━━━ DATASET SECTION
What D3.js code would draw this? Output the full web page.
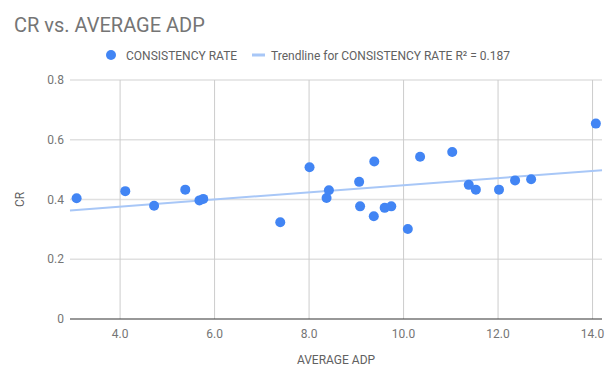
<!DOCTYPE html>
<html>
<head>
<meta charset="utf-8">
<script src="https://cdn.jsdelivr.net/npm/d3@7"></script>
<style>
  body { margin: 0; background: #fff; }
  text { font-family: Roboto, "Noto Sans", sans-serif; }
</style>
</head>
<body>
<div id="chart"></div>
<script>
// Data
const adp = [3.08, 4.11, 4.72, 5.38, 5.68, 5.76, 7.39, 8.01, 8.37, 8.42, 9.06, 9.08,
             9.37, 9.38, 9.60, 9.74, 10.09, 10.35, 11.03, 11.38, 11.53, 12.02, 12.36, 12.70, 14.07];
const cr  = [0.404, 0.428, 0.379, 0.433, 0.397, 0.402, 0.324, 0.508, 0.405, 0.431, 0.459, 0.377,
             0.344, 0.527, 0.372, 0.377, 0.301, 0.543, 0.559, 0.449, 0.433, 0.433, 0.464, 0.468, 0.654];
const xTicks = [4, 6, 8, 10, 12, 14];
const yTicks = [0, 0.2, 0.4, 0.6, 0.8];
const seriesName = "CONSISTENCY RATE";
const r2Label = "0.187";

const width = 611;
const height = 382;
const svg = d3.select("#chart").append("svg")
    .attr("width", width)
    .attr("height", height);

const plotLeft = 70, plotRight = 602, plotTop = 80, plotBottom = 319;

const x = d3.scaleLinear().domain([2.94, 14.2]).range([plotLeft, plotRight]);
const y = d3.scaleLinear().domain([0, 0.8]).range([plotBottom, plotTop]);

// Title
svg.append("text")
    .attr("x", 14).attr("y", 32)
    .attr("font-size", 20)
    .attr("fill", "#757575")
    .text("CR vs. AVERAGE ADP");

// Legend
const legend = svg.append("g").attr("font-size", 12).attr("fill", "#616161");
legend.append("circle").attr("cx", 111).attr("cy", 55).attr("r", 5).attr("fill", "#4285f4");
legend.append("text").attr("x", 126).attr("y", 59.5).text(seriesName);
legend.append("rect").attr("x", 252).attr("y", 53.5).attr("width", 13).attr("height", 3)
    .attr("fill", "#a8c7f7");
legend.append("text").attr("x", 271).attr("y", 59.5)
    .text(`Trendline for ${seriesName} R\u00b2 = ${r2Label}`);

// Gridlines
svg.append("g")
    .selectAll("line")
    .data(yTicks.filter(d => d > 0))
    .join("line")
    .attr("x1", plotLeft).attr("x2", plotRight)
    .attr("y1", d => y(d)).attr("y2", d => y(d))
    .attr("stroke", "#e0e0e0").attr("stroke-width", 1.5);

svg.append("g")
    .selectAll("line")
    .data(xTicks)
    .join("line")
    .attr("x1", d => x(d)).attr("x2", d => x(d))
    .attr("y1", plotTop).attr("y2", plotBottom)
    .attr("stroke", "#cccccc").attr("stroke-width", 1);

// Baseline
svg.append("line")
    .attr("x1", plotLeft).attr("x2", plotRight)
    .attr("y1", y(0)).attr("y2", y(0))
    .attr("stroke", "#333").attr("stroke-width", 1.2);

// Tick labels
svg.append("g")
    .selectAll("text")
    .data(yTicks)
    .join("text")
    .attr("x", plotLeft - 6)
    .attr("y", d => y(d) + 4)
    .attr("text-anchor", "end")
    .attr("font-size", 12)
    .attr("fill", "#757575")
    .text(d => d === 0 ? "0" : d.toFixed(1));

svg.append("g")
    .selectAll("text")
    .data(xTicks)
    .join("text")
    .attr("x", d => x(d))
    .attr("y", 338)
    .attr("text-anchor", "middle")
    .attr("font-size", 12)
    .attr("fill", "#757575")
    .text(d => d.toFixed(1));

// Axis titles
svg.append("text")
    .attr("x", (plotLeft + plotRight) / 2).attr("y", 364)
    .attr("text-anchor", "middle")
    .attr("font-size", 12)
    .attr("fill", "#616161")
    .text("AVERAGE ADP");

svg.append("text")
    .attr("transform", `translate(24,${(plotTop + plotBottom) / 2}) rotate(-90)`)
    .attr("text-anchor", "middle")
    .attr("font-size", 12)
    .attr("fill", "#616161")
    .text("CR");

// Linear trendline (least squares)
const mx = d3.mean(adp), my = d3.mean(cr);
const slope = d3.sum(adp, (d, i) => (d - mx) * (cr[i] - my)) / d3.sum(adp, d => (d - mx) ** 2);
const intercept = my - slope * mx;
const [x0, x1] = x.domain();

svg.append("line")
    .attr("x1", x(x0)).attr("y1", y(intercept + slope * x0))
    .attr("x2", x(x1)).attr("y2", y(intercept + slope * x1))
    .attr("stroke", "#a8c7f7").attr("stroke-width", 2);

// Points
svg.append("g")
    .selectAll("circle")
    .data(adp.map((d, i) => [d, cr[i]]))
    .join("circle")
    .attr("cx", d => x(d[0]))
    .attr("cy", d => y(d[1]))
    .attr("r", 5)
    .attr("fill", "#4285f4");
</script>
</body>
</html>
━━━━━━
[DIRECTIVE] Copy the listing in full and without alteration, omitting every picture.

[REPLY TO THE TASK]
What D3.js code would draw this? Output the full web page.
<!DOCTYPE html>
<html>
<head>
<meta charset="utf-8">
<script src="https://cdn.jsdelivr.net/npm/d3@7"></script>
<style>
  body { margin: 0; background: #fff; }
  text { font-family: Roboto, "Noto Sans", sans-serif; }
</style>
</head>
<body>
<div id="chart"></div>
<script>
// Data
const adp = [3.08, 4.11, 4.72, 5.38, 5.68, 5.76, 7.39, 8.01, 8.37, 8.42, 9.06, 9.08,
             9.37, 9.38, 9.60, 9.74, 10.09, 10.35, 11.03, 11.38, 11.53, 12.02, 12.36, 12.70, 14.07];
const cr  = [0.404, 0.428, 0.379, 0.433, 0.397, 0.402, 0.324, 0.508, 0.405, 0.431, 0.459, 0.377,
             0.344, 0.527, 0.372, 0.377, 0.301, 0.543, 0.559, 0.449, 0.433, 0.433, 0.464, 0.468, 0.654];
const xTicks = [4, 6, 8, 10, 12, 14];
const yTicks = [0, 0.2, 0.4, 0.6, 0.8];
const seriesName = "CONSISTENCY RATE";
const r2Label = "0.187";

const width = 611;
const height = 382;
const svg = d3.select("#chart").append("svg")
    .attr("width", width)
    .attr("height", height);

const plotLeft = 70, plotRight = 602, plotTop = 80, plotBottom = 319;

const x = d3.scaleLinear().domain([2.94, 14.2]).range([plotLeft, plotRight]);
const y = d3.scaleLinear().domain([0, 0.8]).range([plotBottom, plotTop]);

// Title
svg.append("text")
    .attr("x", 14).attr("y", 32)
    .attr("font-size", 20)
    .attr("fill", "#757575")
    .text("CR vs. AVERAGE ADP");

// Legend
const legend = svg.append("g").attr("font-size", 12).attr("fill", "#616161");
legend.append("circle").attr("cx", 111).attr("cy", 55).attr("r", 5).attr("fill", "#4285f4");
legend.append("text").attr("x", 126).attr("y", 59.5).text(seriesName);
legend.append("rect").attr("x", 252).attr("y", 53.5).attr("width", 13).attr("height", 3)
    .attr("fill", "#a8c7f7");
legend.append("text").attr("x", 271).attr("y", 59.5)
    .text(`Trendline for ${seriesName} R\u00b2 = ${r2Label}`);

// Gridlines
svg.append("g")
    .selectAll("line")
    .data(yTicks.filter(d => d > 0))
    .join("line")
    .attr("x1", plotLeft).attr("x2", plotRight)
    .attr("y1", d => y(d)).attr("y2", d => y(d))
    .attr("stroke", "#e0e0e0").attr("stroke-width", 1.5);

svg.append("g")
    .selectAll("line")
    .data(xTicks)
    .join("line")
    .attr("x1", d => x(d)).attr("x2", d => x(d))
    .attr("y1", plotTop).attr("y2", plotBottom)
    .attr("stroke", "#cccccc").attr("stroke-width", 1);

// Baseline
svg.append("line")
    .attr("x1", plotLeft).attr("x2", plotRight)
    .attr("y1", y(0)).attr("y2", y(0))
    .attr("stroke", "#333").attr("stroke-width", 1.2);

// Tick labels
svg.append("g")
    .selectAll("text")
    .data(yTicks)
    .join("text")
    .attr("x", plotLeft - 6)
    .attr("y", d => y(d) + 4)
    .attr("text-anchor", "end")
    .attr("font-size", 12)
    .attr("fill", "#757575")
    .text(d => d === 0 ? "0" : d.toFixed(1));

svg.append("g")
    .selectAll("text")
    .data(xTicks)
    .join("text")
    .attr("x", d => x(d))
    .attr("y", 338)
    .attr("text-anchor", "middle")
    .attr("font-size", 12)
    .attr("fill", "#757575")
    .text(d => d.toFixed(1));

// Axis titles
svg.append("text")
    .attr("x", (plotLeft + plotRight) / 2).attr("y", 364)
    .attr("text-anchor", "middle")
    .attr("font-size", 12)
    .attr("fill", "#616161")
    .text("AVERAGE ADP");

svg.append("text")
    .attr("transform", `translate(24,${(plotTop + plotBottom) / 2}) rotate(-90)`)
    .attr("text-anchor", "middle")
    .attr("font-size", 12)
    .attr("fill", "#616161")
    .text("CR");

// Linear trendline (least squares)
const mx = d3.mean(adp), my = d3.mean(cr);
const slope = d3.sum(adp, (d, i) => (d - mx) * (cr[i] - my)) / d3.sum(adp, d => (d - mx) ** 2);
const intercept = my - slope * mx;
const [x0, x1] = x.domain();

svg.append("line")
    .attr("x1", x(x0)).attr("y1", y(intercept + slope * x0))
    .attr("x2", x(x1)).attr("y2", y(intercept + slope * x1))
    .attr("stroke", "#a8c7f7").attr("stroke-width", 2);

// Points
svg.append("g")
    .selectAll("circle")
    .data(adp.map((d, i) => [d, cr[i]]))
    .join("circle")
    .attr("cx", d => x(d[0]))
    .attr("cy", d => y(d[1]))
    .attr("r", 5)
    .attr("fill", "#4285f4");
</script>
</body>
</html>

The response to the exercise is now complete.